The Constitutional Court noted that the concept of ‘income’ in article 178 of the Russian Criminal Code means the price of the contract without it being reduced by the amount of any expenses, including those incurred or planned in connection with the execution of the contract.

At the same time the Court pointed to a number of circumstances.

Firstly, in the situation of an attempt to restrict competition (as was the case in the applicant’s criminal proceedings), such expenses have not yet been incurred. Therefore, in relation to an incomplete crime, the assumption that expenses must be taken into account in order to determine the amount of income is meaningless (since there are no costs associated with economic activity, the portion of income which would constitute profit cannot be singled out).

Secondly, a different approach would mean that preparing to commit a crime or attempting to commit one, when no relevant costs have yet been incurred, would entail, all other factors being equal, graver consequences for the offender than a finished crime when costs which have been incurred can be supported with documents and assessed. Alternatively, such approach completely rules out the stages of preparing for and attempting a crime, wh ere an act could be classified only as a finished crime and only when all costs have been assessed, with all other signs of the cartel agreement being in place. This would clearly contradict the objectives of the Criminal Code and the principles of the Constitution. It is complicated to take into account costs which are only anticipated in future owing to the risk-related nature of entrepreneurial activities.
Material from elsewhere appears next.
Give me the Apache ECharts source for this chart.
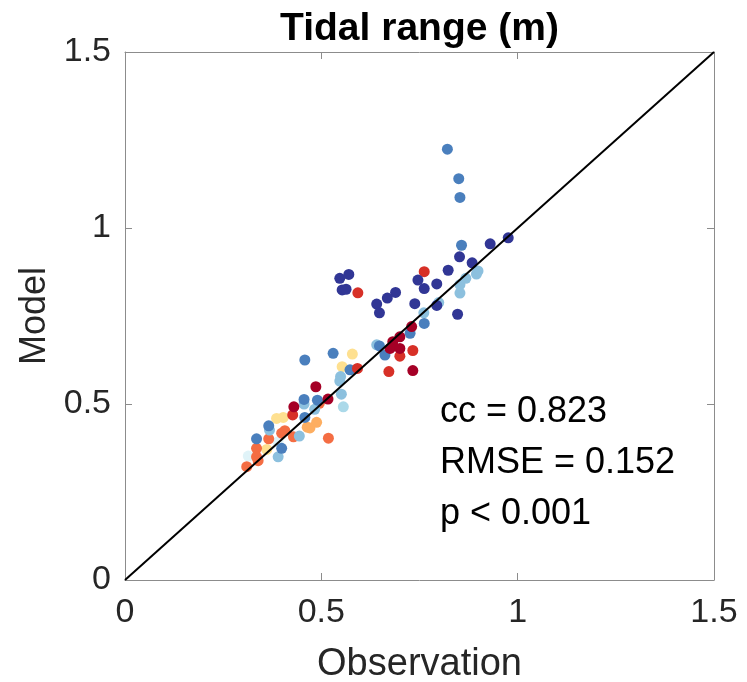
<!DOCTYPE html>
<html>
<head>
<meta charset="utf-8">
<script src="https://cdn.jsdelivr.net/npm/echarts@6/dist/echarts.min.js"></script>
<style>
html,body{margin:0;padding:0;background:#fff;}
#chart{width:747px;height:682px;}
</style>
</head>
<body>
<div id="chart"></div>
<script>
// Data: [observation, model]
const darkBlue = [[0.976,0.972],[0.930,0.955],[0.852,0.918],[0.884,0.901],[0.823,0.880],[0.746,0.852],[0.762,0.828],[0.794,0.841],[0.689,0.817],[0.668,0.801],[0.641,0.784],[0.648,0.759],[0.738,0.785],[0.847,0.755],[0.547,0.857],[0.570,0.868],[0.553,0.824],[0.563,0.826],[0.794,0.780]];
const medBlue = [[0.821,1.224],[0.850,1.140],[0.853,1.087],[0.857,0.951],[0.762,0.729],[0.726,0.701],[0.662,0.639],[0.530,0.644],[0.573,0.597],[0.458,0.625],[0.648,0.665],[0.490,0.511],[0.458,0.462],[0.366,0.438],[0.335,0.401],[0.399,0.374],[0.456,0.513]];
const lightBlue = [[0.895,0.869],[0.899,0.878],[0.868,0.857],[0.853,0.839],[0.853,0.815],[0.799,0.788],[0.761,0.759],[0.549,0.578],[0.547,0.565],[0.551,0.528],[0.456,0.500],[0.483,0.485],[0.368,0.426],[0.444,0.409],[0.390,0.350],[0.641,0.668]];
const paleBlue = [[0.556,0.492]];
const veryPale = [[0.314,0.352],[0.390,0.393]];
const yellow = [[0.579,0.642],[0.553,0.606],[0.386,0.459],[0.403,0.462],[0.361,0.371]];
const orange = [[0.488,0.448],[0.464,0.434],[0.471,0.432]];
const orangeRed = [[0.495,0.502],[0.366,0.401],[0.399,0.417],[0.407,0.424],[0.429,0.407],[0.518,0.403],[0.335,0.374],[0.335,0.350],[0.339,0.339],[0.310,0.322]];
const red = [[0.762,0.876],[0.593,0.816],[0.592,0.601],[0.427,0.469],[0.700,0.636],[0.733,0.652],[0.672,0.592]];
const darkRed = [[0.730,0.720],[0.700,0.691],[0.682,0.677],[0.675,0.658],[0.700,0.658],[0.733,0.595],[0.486,0.549],[0.517,0.514],[0.430,0.492]];
const diagLine = [[0,0],[1.5,1.5]];
const axisTicks = [0, 0.5, 1, 1.5];
const titleText = 'Tidal range (m)';
const xName = 'Observation';
const yName = 'Model';
const statsText = ['cc = 0.823', 'RMSE = 0.152', 'p < 0.001'];

const groups = [
  [veryPale, '#e0f3f8'],
  [paleBlue, '#abd9e9'],
  [yellow, '#fee090'],
  [orange, '#fdae61'],
  [orangeRed, '#f46d43'],
  [lightBlue, '#8cc0de'],
  [medBlue, '#4a7fbd'],
  [red, '#d73027'],
  [darkRed, '#a50026'],
  [darkBlue, '#313695']
];

const chart = echarts.init(document.getElementById('chart'));
const font = 'Liberation Sans, Arial, Helvetica, sans-serif';
const axisCommon = {
  min: 0, max: 1.5, interval: 0.5,
  axisLine: {show: true, onZero: false, lineStyle: {color: '#8c8c8c', width: 1}},
  axisTick: {show: true, inside: true, length: 7, lineStyle: {color: '#8c8c8c'}},
  splitLine: {show: false}
};
const series = groups.map(g => ({
  type: 'scatter', data: g[0], symbolSize: 11,
  itemStyle: {color: g[1], opacity: 1}, z: 3
}));
series.push({
  type: 'line', data: diagLine, symbol: 'none', z: 4,
  lineStyle: {color: '#000', width: 2}
});
chart.setOption({
  animation: false,
  backgroundColor: '#fff',
  grid: {left: 125, right: 33, top: 52, bottom: 102, containLabel: false, outerBoundsMode: 'none'},
  xAxis: [
    Object.assign({}, axisCommon, {
      position: 'bottom',
      name: xName, nameLocation: 'middle', nameGap: 66,
      nameTextStyle: {fontFamily: font, fontSize: 38, color: '#262626'},
      axisLabel: {fontFamily: font, fontSize: 34, color: '#262626', margin: 16,
        formatter: v => axisTicks.includes(v) ? String(v) : ''}
    }),
    Object.assign({}, axisCommon, {position: 'top', axisLabel: {show: false}})
  ],
  yAxis: [
    Object.assign({}, axisCommon, {
      position: 'left',
      name: yName, nameLocation: 'middle', nameGap: 70,
      nameTextStyle: {fontFamily: font, fontSize: 36, color: '#262626'},
      axisLabel: {fontFamily: font, fontSize: 34, color: '#262626', margin: 14,
        formatter: v => axisTicks.includes(v) ? String(v) : ''}
    }),
    Object.assign({}, axisCommon, {position: 'right', axisLabel: {show: false}})
  ],
  series: series,
  graphic: [{
    type: 'text', x: 419.5, y: 29,
    style: {text: titleText, fontFamily: font, fontSize: 39, fontWeight: 'bold', fill: '#000',
      align: 'center', verticalAlign: 'middle'}
  }].concat(statsText.map((t, i) => ({
    type: 'text', x: 440, y: 412 + i * 51,
    style: {text: t, fontFamily: font, fontSize: 36, fill: '#000', align: 'left', verticalAlign: 'middle'}
  })))
});
</script>
</body>
</html>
Thirdly, the court practice of how article 178 of the Criminal Code is applied also suggests that income, including when an attempt is made to commit the offence means the price of contracts which are concluded based on the results of a tender.

Finally, fourthly, the possibility is being considered https://cljournal.ru/glavnoe/318/ at the legislative level of enshrining the understanding of the definition of‘income’ which has been developed in practice by amending the article which was contested.

Therefore, the Constitutional Court indicated that it is unacceptable to reduce the amount of the contract price by the amount of any expenses, including those incurred or planned in connection with the contract’s performance.